Goal of the exercise: Quote only the part that opens with the line containing "Recreate this image" and closes with the line containing "import plotly.graph_objects as go". Keep both of those lines.

Rows from a dataset of charts and code
<<<<
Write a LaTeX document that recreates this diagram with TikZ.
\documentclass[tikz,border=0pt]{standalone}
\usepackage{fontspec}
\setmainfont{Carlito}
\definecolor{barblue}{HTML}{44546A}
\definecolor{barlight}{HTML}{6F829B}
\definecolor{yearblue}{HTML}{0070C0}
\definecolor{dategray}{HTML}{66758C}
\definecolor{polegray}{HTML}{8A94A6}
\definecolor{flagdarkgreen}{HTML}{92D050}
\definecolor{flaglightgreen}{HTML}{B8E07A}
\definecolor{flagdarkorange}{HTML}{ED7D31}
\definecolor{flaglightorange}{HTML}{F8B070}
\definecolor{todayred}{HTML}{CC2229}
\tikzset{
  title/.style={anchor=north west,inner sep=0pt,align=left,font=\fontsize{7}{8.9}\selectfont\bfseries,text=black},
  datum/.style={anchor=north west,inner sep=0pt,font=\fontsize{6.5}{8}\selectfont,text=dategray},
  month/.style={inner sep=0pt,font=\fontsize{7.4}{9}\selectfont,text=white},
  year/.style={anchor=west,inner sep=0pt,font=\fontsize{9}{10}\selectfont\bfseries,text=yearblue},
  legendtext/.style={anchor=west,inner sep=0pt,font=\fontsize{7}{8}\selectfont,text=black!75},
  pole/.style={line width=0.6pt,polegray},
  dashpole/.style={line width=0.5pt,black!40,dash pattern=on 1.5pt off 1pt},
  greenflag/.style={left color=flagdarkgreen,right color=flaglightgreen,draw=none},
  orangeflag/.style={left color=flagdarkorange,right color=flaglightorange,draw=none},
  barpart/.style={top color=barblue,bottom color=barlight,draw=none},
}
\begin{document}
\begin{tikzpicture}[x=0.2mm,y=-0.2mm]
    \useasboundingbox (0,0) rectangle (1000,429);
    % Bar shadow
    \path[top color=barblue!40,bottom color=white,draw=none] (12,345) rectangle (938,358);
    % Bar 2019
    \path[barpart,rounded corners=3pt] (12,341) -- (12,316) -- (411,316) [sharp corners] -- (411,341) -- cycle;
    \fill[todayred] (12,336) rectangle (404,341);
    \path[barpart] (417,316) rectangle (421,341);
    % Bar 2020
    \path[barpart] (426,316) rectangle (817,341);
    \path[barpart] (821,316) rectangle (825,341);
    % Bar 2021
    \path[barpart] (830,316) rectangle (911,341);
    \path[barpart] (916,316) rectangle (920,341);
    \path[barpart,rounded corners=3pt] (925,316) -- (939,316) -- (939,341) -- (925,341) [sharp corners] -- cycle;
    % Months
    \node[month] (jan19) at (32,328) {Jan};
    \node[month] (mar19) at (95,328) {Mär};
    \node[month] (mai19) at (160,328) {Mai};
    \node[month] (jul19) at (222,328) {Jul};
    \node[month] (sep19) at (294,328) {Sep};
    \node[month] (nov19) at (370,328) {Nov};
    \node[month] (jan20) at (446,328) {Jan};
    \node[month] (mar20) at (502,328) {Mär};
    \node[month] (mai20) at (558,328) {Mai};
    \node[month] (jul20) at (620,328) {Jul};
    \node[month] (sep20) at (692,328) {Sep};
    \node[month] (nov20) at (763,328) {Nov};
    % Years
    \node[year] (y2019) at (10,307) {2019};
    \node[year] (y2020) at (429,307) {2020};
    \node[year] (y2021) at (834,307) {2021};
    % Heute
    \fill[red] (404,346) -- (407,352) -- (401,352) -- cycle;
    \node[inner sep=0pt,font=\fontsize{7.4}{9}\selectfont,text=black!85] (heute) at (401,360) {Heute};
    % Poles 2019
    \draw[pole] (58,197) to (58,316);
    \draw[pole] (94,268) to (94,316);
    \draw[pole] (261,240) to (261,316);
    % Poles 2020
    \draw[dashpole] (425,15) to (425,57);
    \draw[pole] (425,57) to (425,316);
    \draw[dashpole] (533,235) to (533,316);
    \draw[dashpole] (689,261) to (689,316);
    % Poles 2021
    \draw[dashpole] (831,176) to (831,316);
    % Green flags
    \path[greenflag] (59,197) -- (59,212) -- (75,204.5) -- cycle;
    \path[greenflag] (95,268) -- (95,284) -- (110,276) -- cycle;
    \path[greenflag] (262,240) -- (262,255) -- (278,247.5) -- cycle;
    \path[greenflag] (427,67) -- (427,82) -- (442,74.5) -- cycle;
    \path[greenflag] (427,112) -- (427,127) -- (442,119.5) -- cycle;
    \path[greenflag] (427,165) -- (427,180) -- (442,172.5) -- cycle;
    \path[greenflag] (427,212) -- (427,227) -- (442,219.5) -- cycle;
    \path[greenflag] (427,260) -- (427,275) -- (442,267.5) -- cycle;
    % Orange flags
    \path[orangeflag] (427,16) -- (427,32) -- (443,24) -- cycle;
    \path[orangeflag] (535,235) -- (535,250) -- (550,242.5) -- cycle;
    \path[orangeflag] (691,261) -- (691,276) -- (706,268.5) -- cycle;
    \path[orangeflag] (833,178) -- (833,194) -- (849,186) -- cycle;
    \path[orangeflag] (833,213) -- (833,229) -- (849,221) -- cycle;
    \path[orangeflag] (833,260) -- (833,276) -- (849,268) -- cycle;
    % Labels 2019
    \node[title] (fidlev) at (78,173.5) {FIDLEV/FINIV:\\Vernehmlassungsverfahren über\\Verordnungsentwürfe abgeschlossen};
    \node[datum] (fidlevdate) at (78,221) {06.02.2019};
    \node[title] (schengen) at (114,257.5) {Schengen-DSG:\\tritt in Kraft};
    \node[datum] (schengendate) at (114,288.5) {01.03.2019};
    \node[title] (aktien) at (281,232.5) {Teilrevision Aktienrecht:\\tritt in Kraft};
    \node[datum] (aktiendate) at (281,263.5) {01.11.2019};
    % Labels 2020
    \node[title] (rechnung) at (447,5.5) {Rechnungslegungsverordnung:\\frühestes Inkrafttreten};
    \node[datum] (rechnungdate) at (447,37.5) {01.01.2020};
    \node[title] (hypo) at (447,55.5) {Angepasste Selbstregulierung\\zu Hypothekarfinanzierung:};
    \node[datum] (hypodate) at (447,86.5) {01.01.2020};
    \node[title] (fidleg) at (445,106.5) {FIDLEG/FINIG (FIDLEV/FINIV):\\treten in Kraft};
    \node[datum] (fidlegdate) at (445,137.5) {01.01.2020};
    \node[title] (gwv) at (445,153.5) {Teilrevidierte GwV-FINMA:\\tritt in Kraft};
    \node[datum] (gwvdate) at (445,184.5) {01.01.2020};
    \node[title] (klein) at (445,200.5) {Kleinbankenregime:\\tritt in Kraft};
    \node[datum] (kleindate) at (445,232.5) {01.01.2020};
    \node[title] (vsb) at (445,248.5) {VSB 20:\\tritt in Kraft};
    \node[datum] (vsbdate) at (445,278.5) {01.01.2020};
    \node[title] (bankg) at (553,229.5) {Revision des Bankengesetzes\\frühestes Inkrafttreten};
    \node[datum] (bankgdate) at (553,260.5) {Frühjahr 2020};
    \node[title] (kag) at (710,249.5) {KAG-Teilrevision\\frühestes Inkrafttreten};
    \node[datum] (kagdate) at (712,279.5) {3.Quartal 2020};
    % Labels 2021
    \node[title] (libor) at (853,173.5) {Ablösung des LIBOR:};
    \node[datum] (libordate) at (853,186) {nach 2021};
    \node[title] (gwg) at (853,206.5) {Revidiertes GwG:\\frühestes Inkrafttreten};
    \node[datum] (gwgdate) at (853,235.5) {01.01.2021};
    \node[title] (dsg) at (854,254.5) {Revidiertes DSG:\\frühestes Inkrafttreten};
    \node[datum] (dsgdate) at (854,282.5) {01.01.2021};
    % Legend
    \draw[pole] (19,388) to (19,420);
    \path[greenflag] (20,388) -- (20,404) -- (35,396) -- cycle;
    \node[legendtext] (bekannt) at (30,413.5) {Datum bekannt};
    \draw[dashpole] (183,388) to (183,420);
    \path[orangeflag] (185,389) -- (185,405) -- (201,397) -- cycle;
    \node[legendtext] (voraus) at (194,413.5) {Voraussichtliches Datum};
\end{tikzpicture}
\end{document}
>>>>
<<<<
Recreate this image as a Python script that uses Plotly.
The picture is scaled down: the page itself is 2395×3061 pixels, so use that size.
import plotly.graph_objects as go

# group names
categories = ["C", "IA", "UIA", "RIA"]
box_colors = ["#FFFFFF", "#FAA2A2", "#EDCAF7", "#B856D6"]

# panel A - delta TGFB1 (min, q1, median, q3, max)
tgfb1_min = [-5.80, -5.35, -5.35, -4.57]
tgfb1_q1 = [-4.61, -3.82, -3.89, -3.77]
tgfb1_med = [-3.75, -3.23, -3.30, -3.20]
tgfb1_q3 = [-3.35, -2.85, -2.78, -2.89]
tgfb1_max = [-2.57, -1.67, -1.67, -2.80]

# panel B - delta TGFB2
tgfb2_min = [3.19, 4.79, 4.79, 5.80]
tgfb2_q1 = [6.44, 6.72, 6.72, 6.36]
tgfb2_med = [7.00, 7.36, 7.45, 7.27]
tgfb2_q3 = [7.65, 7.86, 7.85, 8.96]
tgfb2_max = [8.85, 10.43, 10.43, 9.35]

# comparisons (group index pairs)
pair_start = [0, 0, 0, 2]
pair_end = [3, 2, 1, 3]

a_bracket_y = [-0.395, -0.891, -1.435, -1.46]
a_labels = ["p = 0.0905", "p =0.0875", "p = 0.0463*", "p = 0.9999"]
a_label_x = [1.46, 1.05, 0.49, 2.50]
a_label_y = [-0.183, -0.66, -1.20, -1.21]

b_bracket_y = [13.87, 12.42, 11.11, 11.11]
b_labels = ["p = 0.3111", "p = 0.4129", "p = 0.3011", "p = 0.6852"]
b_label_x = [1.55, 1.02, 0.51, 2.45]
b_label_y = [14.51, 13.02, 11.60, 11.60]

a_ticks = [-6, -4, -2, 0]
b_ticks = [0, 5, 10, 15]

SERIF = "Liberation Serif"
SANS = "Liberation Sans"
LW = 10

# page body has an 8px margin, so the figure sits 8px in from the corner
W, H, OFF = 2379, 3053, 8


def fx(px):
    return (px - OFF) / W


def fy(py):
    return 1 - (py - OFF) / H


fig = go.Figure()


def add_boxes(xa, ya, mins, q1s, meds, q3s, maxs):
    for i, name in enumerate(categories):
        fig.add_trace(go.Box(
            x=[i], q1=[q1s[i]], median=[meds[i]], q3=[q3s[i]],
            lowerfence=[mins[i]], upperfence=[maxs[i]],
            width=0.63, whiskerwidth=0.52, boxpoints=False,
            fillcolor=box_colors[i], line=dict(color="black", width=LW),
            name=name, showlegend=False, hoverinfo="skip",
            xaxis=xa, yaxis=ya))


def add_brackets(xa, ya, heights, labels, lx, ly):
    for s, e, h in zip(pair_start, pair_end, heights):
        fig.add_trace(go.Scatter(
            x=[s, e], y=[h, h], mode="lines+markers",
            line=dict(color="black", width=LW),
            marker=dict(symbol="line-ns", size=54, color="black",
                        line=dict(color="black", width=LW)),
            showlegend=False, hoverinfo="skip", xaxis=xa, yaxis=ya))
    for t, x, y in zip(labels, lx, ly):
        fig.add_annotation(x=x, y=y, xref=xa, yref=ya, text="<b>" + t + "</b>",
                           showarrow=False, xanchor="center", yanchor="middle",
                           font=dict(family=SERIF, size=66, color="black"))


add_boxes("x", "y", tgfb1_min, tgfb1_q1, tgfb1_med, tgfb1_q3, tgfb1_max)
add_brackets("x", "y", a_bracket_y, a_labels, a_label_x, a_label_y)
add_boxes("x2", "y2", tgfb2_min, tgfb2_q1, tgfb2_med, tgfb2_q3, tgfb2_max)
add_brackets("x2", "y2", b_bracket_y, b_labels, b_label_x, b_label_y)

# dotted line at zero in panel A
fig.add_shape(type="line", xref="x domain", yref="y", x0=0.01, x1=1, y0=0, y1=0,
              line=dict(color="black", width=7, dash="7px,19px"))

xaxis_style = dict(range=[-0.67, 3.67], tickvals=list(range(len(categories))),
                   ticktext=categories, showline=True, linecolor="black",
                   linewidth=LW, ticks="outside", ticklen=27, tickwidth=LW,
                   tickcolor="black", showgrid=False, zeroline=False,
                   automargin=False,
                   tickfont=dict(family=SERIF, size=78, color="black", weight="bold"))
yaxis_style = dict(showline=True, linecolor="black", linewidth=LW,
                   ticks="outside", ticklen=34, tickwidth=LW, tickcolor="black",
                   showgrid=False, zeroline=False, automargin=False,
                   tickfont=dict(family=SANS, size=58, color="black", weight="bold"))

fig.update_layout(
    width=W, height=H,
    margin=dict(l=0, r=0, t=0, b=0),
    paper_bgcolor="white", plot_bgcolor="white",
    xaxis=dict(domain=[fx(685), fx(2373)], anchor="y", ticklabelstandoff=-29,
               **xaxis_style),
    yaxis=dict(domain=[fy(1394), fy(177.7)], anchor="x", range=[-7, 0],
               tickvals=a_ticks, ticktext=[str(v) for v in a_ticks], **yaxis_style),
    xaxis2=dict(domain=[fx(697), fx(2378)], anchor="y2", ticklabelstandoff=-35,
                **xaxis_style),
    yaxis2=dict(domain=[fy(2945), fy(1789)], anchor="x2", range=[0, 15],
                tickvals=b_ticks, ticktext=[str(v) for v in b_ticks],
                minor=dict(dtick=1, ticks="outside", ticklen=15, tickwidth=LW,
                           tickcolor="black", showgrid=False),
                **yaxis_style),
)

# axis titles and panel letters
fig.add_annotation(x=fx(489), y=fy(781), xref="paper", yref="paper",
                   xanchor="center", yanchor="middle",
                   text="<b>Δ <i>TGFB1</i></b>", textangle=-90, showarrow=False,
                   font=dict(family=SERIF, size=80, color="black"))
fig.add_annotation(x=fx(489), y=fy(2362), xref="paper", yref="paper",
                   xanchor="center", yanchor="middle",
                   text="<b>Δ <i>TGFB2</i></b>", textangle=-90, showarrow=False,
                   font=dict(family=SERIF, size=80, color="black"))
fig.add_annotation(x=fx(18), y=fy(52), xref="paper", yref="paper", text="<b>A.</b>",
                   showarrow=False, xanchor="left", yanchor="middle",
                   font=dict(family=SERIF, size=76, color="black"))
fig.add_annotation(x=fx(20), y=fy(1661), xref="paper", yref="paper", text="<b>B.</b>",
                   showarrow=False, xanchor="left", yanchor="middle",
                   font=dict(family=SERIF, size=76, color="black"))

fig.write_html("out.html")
>>>>
Response to the exercise:
Recreate this image as a Python script that uses Plotly.
The picture is scaled down: the page itself is 2395×3061 pixels, so use that size.
import plotly.graph_objects as go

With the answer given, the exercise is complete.